(Excerpt from a dataset)
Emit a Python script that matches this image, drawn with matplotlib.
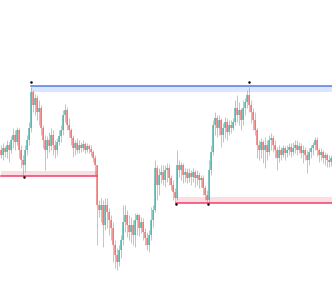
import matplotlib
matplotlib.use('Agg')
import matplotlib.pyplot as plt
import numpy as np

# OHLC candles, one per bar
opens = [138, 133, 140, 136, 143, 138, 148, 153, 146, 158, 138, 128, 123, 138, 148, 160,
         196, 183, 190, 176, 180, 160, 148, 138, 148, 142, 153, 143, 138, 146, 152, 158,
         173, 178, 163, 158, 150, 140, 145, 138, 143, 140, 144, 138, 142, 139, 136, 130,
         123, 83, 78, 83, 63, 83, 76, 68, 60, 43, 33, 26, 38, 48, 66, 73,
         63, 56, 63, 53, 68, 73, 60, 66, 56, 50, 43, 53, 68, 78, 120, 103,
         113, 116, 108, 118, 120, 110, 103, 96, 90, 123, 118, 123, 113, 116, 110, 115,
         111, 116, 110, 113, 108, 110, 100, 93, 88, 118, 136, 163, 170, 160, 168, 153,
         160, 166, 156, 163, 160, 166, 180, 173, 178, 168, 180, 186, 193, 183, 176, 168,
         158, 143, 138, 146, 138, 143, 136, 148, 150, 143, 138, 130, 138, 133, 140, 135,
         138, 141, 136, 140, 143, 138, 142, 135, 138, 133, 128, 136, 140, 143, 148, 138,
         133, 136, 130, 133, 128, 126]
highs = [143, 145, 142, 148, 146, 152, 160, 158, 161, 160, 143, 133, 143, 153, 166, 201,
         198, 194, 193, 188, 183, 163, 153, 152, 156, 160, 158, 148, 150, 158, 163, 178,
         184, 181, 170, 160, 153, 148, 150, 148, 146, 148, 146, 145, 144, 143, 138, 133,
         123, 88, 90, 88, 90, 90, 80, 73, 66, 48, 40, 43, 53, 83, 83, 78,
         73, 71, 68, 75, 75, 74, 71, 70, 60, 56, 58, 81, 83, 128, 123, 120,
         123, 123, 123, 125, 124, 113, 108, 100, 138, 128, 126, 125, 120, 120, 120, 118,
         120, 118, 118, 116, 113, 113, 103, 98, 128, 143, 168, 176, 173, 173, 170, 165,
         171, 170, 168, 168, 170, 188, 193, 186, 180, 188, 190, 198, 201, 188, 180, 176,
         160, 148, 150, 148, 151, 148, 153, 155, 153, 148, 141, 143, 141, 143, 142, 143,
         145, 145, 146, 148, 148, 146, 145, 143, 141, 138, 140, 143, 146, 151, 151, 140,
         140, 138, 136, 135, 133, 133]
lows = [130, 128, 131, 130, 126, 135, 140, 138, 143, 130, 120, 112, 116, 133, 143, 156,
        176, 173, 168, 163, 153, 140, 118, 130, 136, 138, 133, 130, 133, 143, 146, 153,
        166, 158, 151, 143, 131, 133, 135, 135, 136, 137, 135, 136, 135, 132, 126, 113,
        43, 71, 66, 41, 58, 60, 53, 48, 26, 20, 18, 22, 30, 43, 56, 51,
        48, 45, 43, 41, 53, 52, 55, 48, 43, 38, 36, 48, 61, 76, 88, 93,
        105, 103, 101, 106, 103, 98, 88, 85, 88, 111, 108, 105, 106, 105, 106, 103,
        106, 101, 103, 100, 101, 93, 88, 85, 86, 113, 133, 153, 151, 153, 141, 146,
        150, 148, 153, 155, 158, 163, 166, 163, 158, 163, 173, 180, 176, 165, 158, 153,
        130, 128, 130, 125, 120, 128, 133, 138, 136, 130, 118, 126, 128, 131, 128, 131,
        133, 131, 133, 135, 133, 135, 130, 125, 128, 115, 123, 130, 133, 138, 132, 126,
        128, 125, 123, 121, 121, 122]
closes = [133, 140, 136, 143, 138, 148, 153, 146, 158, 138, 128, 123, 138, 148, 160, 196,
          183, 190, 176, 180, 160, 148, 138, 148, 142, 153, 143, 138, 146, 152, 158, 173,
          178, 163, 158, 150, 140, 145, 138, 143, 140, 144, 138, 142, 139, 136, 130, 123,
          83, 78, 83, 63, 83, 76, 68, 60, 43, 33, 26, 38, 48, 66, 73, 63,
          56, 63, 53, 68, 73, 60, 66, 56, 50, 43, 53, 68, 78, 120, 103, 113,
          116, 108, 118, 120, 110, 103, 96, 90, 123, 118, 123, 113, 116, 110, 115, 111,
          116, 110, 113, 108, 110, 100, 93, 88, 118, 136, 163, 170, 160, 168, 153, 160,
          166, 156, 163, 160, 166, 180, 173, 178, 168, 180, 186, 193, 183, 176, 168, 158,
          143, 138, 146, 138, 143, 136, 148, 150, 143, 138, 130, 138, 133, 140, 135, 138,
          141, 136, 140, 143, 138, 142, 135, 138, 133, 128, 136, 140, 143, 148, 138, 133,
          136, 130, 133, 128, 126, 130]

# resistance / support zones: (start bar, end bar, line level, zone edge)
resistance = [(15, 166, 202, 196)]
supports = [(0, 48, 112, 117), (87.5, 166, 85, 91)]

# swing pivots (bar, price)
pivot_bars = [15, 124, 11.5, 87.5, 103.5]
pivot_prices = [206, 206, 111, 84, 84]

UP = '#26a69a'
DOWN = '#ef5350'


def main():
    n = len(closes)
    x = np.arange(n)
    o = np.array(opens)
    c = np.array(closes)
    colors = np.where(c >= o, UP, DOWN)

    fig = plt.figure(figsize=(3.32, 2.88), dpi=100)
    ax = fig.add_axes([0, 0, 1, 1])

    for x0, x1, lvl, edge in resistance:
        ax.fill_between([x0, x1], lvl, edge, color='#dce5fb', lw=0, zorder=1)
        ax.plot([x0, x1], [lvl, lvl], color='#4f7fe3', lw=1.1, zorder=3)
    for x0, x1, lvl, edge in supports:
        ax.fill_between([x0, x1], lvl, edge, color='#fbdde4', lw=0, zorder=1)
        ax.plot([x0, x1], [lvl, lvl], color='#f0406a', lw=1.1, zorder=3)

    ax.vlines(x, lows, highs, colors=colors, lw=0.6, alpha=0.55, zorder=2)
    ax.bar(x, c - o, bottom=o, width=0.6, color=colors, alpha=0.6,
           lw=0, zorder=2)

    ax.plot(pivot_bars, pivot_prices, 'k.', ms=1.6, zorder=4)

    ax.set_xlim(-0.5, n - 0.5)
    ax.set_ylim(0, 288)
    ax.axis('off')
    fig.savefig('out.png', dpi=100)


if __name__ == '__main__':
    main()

...

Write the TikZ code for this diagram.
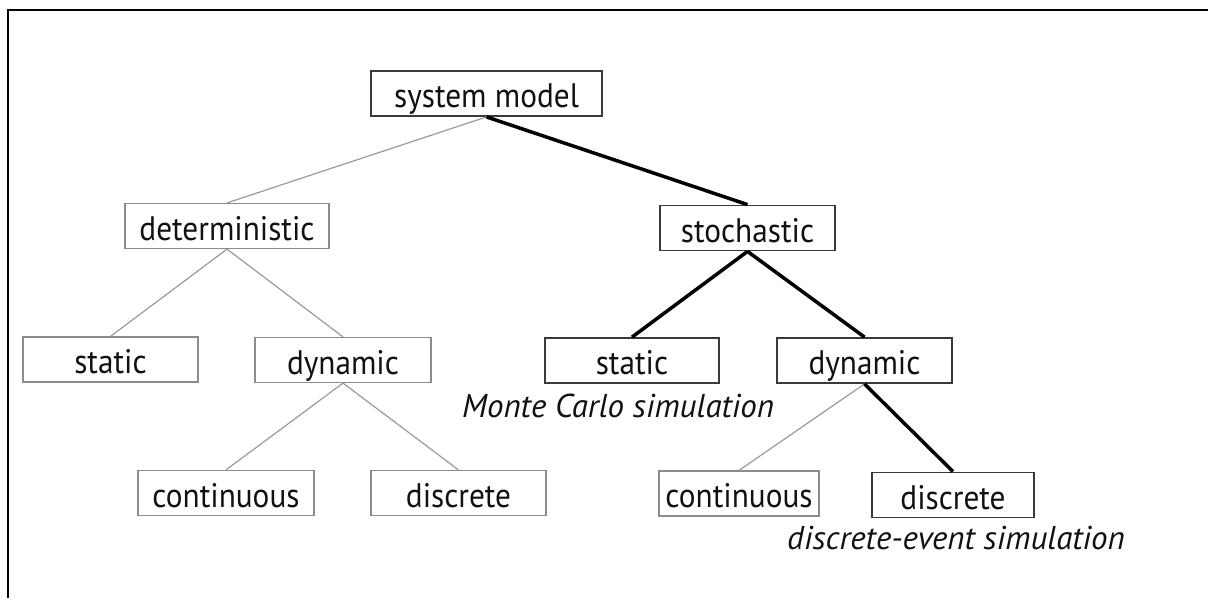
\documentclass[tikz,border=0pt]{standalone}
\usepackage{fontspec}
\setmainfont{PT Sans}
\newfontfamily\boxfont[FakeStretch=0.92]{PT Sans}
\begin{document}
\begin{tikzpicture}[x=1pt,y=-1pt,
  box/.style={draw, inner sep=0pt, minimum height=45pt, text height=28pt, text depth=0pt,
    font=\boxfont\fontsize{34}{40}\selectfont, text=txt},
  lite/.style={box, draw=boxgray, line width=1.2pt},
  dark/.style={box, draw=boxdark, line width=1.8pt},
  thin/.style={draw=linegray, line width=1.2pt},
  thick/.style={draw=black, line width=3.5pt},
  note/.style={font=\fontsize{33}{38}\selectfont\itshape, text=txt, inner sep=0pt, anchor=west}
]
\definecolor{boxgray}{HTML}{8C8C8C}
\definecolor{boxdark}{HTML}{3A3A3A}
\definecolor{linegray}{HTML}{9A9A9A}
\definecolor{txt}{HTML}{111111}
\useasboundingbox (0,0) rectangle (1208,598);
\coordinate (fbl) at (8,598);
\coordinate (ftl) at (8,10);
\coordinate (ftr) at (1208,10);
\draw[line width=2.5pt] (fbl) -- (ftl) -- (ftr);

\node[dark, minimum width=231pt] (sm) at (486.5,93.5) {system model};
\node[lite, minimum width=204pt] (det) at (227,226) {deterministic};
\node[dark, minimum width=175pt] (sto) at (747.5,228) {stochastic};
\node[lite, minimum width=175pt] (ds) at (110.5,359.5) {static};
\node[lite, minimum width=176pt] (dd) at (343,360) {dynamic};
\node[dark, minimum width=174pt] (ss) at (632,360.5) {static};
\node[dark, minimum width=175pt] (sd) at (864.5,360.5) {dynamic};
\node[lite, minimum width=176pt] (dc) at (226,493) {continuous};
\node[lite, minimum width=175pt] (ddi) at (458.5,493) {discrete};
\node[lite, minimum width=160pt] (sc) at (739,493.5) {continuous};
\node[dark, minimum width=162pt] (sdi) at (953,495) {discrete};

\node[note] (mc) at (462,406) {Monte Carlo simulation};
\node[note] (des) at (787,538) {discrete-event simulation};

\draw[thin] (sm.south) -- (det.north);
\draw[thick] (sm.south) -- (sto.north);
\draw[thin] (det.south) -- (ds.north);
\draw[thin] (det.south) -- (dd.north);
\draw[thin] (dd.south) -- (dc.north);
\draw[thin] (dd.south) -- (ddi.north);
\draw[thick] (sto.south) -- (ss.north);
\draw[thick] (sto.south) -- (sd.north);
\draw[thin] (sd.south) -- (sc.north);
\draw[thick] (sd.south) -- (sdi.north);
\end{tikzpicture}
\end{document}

*INSTRUCTIONS TO FOLLOW*
Your task is to transcribe exactly the lines starting at the line that contains "Write the TikZ code for this diagram." and ending at the line that contains "(ftl) -- (ftr);", both included. Leave out the pictures.

*TASK RESPONSE*
Write the TikZ code for this diagram.
\documentclass[tikz,border=0pt]{standalone}
\usepackage{fontspec}
\setmainfont{PT Sans}
\newfontfamily\boxfont[FakeStretch=0.92]{PT Sans}
\begin{document}
\begin{tikzpicture}[x=1pt,y=-1pt,
  box/.style={draw, inner sep=0pt, minimum height=45pt, text height=28pt, text depth=0pt,
    font=\boxfont\fontsize{34}{40}\selectfont, text=txt},
  lite/.style={box, draw=boxgray, line width=1.2pt},
  dark/.style={box, draw=boxdark, line width=1.8pt},
  thin/.style={draw=linegray, line width=1.2pt},
  thick/.style={draw=black, line width=3.5pt},
  note/.style={font=\fontsize{33}{38}\selectfont\itshape, text=txt, inner sep=0pt, anchor=west}
]
\definecolor{boxgray}{HTML}{8C8C8C}
\definecolor{boxdark}{HTML}{3A3A3A}
\definecolor{linegray}{HTML}{9A9A9A}
\definecolor{txt}{HTML}{111111}
\useasboundingbox (0,0) rectangle (1208,598);
\coordinate (fbl) at (8,598);
\coordinate (ftl) at (8,10);
\coordinate (ftr) at (1208,10);
\draw[line width=2.5pt] (fbl) -- (ftl) -- (ftr);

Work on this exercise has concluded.